= Armenia without Armenians =

Political phrase with multiple meanings

"Armenia without Armenians" is a phrase with different meanings.

==Armenian genocide==

Map of massacre locations and deportation and extermination centers during the Armenian genocide

Some Armenian and non-Armenian scholars use the phrase in reference to the aftermath of the Armenian genocide of 1915, which left the Turkish-controlled parts of the Armenian homeland without significant Armenian population.

==Russian Empire==

In the late 19th and early 20th centuries, several Russian officials proposed the policy of "Armenia without Armenians", most notably Aleksey Lobanov-Rostovsky, foreign minister in 1895–96.
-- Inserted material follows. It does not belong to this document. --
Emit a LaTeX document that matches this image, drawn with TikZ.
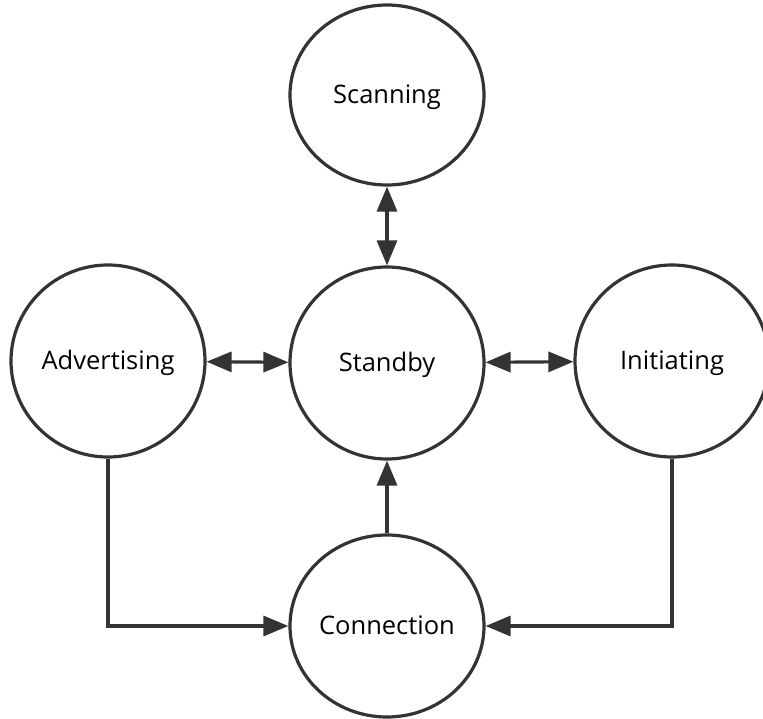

During World War I, the Russian army occupied Western Armenia with the help of Armenian volunteer units. In 1916, the Russian government disbanded the Armenian volunteer units. General Nikolai Yudenich, who led the Russian army into the Armenian-populated areas of the Ottoman Empire during the Caucasian Campaign of World War I, proposed a plan of deporting the remaining Armenians from their ancestral homes. The Russian government seriously considered the possibility of repopulating the Armenian lands by Russian peasants and Cossacks.

==Emigration from Armenia==
In the early 21st century, the phrase is often used to refer to emigration from Armenia. In 2009 the Russian government began a migration program, called "Compatriots", which encourages Armenians to settle in Russia. Sociologist Ruben Yeganyan, First Nagorno-Karabakh War veteran Sargis Hatspanyan, and political analyst Ruben Mehrabyan stated that the program leaves Armenia without Armenians. In 2013 Hatspanyan linked what he saw as Russia's policy of an "Armenia without Armenians" to the Armenian government's decision to join the Eurasian Economic Union and the possibility of a mass emigration to Russia.